● Goal of the exercise: Reproduce the listing below exactly, minus its pictures.
Data excerpt start
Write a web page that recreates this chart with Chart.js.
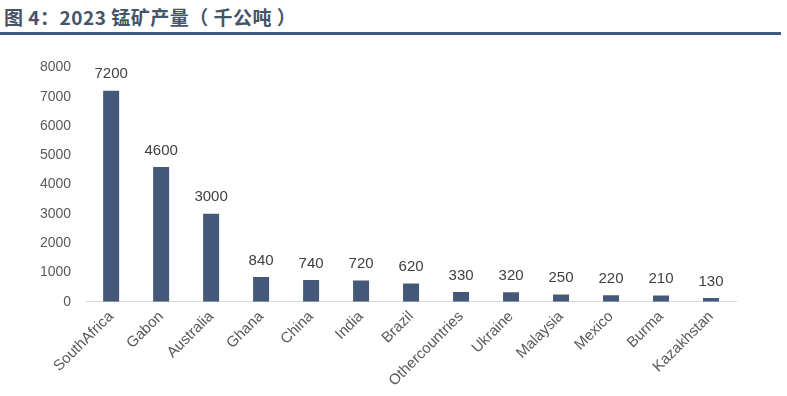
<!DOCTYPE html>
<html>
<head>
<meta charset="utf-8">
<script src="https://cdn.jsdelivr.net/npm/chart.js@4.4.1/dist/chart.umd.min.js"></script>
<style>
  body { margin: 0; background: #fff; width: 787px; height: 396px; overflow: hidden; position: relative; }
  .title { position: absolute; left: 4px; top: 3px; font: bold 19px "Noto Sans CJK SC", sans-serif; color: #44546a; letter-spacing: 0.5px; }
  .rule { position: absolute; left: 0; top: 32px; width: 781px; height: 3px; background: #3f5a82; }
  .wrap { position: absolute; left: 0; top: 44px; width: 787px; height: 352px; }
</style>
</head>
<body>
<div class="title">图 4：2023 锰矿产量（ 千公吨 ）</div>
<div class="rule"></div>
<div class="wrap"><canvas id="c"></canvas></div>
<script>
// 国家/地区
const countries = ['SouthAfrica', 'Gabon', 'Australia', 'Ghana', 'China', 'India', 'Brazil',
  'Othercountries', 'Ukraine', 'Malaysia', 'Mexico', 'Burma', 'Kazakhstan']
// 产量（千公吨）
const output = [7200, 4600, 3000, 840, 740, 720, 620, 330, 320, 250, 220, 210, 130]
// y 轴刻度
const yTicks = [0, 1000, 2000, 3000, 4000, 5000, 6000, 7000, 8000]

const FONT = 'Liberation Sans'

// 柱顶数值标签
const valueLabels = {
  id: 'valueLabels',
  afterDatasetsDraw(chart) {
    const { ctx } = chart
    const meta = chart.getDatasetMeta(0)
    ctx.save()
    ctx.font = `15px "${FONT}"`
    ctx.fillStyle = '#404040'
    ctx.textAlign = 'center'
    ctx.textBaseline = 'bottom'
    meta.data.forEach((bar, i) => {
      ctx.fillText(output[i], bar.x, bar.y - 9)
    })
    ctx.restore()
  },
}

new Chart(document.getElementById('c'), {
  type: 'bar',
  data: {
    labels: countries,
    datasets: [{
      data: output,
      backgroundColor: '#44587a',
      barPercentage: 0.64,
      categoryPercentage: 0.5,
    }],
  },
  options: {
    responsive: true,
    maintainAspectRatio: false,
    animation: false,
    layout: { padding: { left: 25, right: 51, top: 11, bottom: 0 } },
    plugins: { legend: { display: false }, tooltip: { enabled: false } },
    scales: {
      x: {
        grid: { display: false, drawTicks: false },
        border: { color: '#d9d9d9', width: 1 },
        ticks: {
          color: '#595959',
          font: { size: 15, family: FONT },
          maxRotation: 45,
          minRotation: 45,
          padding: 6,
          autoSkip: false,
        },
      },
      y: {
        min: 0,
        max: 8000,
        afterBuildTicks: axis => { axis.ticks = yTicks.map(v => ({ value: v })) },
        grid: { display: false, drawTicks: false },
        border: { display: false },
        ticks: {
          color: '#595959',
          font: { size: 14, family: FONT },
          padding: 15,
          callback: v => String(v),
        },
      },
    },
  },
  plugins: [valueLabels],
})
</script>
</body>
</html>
Data excerpt end
● Result for this exercise:
Write a web page that recreates this chart with Chart.js.
<!DOCTYPE html>
<html>
<head>
<meta charset="utf-8">
<script src="https://cdn.jsdelivr.net/npm/chart.js@4.4.1/dist/chart.umd.min.js"></script>
<style>
  body { margin: 0; background: #fff; width: 787px; height: 396px; overflow: hidden; position: relative; }
  .title { position: absolute; left: 4px; top: 3px; font: bold 19px "Noto Sans CJK SC", sans-serif; color: #44546a; letter-spacing: 0.5px; }
  .rule { position: absolute; left: 0; top: 32px; width: 781px; height: 3px; background: #3f5a82; }
  .wrap { position: absolute; left: 0; top: 44px; width: 787px; height: 352px; }
</style>
</head>
<body>
<div class="title">图 4：2023 锰矿产量（ 千公吨 ）</div>
<div class="rule"></div>
<div class="wrap"><canvas id="c"></canvas></div>
<script>
// 国家/地区
const countries = ['SouthAfrica', 'Gabon', 'Australia', 'Ghana', 'China', 'India', 'Brazil',
  'Othercountries', 'Ukraine', 'Malaysia', 'Mexico', 'Burma', 'Kazakhstan']
// 产量（千公吨）
const output = [7200, 4600, 3000, 840, 740, 720, 620, 330, 320, 250, 220, 210, 130]
// y 轴刻度
const yTicks = [0, 1000, 2000, 3000, 4000, 5000, 6000, 7000, 8000]

const FONT = 'Liberation Sans'

// 柱顶数值标签
const valueLabels = {
  id: 'valueLabels',
  afterDatasetsDraw(chart) {
    const { ctx } = chart
    const meta = chart.getDatasetMeta(0)
    ctx.save()
    ctx.font = `15px "${FONT}"`
    ctx.fillStyle = '#404040'
    ctx.textAlign = 'center'
    ctx.textBaseline = 'bottom'
    meta.data.forEach((bar, i) => {
      ctx.fillText(output[i], bar.x, bar.y - 9)
    })
    ctx.restore()
  },
}

new Chart(document.getElementById('c'), {
  type: 'bar',
  data: {
    labels: countries,
    datasets: [{
      data: output,
      backgroundColor: '#44587a',
      barPercentage: 0.64,
      categoryPercentage: 0.5,
    }],
  },
  options: {
    responsive: true,
    maintainAspectRatio: false,
    animation: false,
    layout: { padding: { left: 25, right: 51, top: 11, bottom: 0 } },
    plugins: { legend: { display: false }, tooltip: { enabled: false } },
    scales: {
      x: {
        grid: { display: false, drawTicks: false },
        border: { color: '#d9d9d9', width: 1 },
        ticks: {
          color: '#595959',
          font: { size: 15, family: FONT },
          maxRotation: 45,
          minRotation: 45,
          padding: 6,
          autoSkip: false,
        },
      },
      y: {
        min: 0,
        max: 8000,
        afterBuildTicks: axis => { axis.ticks = yTicks.map(v => ({ value: v })) },
        grid: { display: false, drawTicks: false },
        border: { display: false },
        ticks: {
          color: '#595959',
          font: { size: 14, family: FONT },
          padding: 15,
          callback: v => String(v),
        },
      },
    },
  },
  plugins: [valueLabels],
})
</script>
</body>
</html>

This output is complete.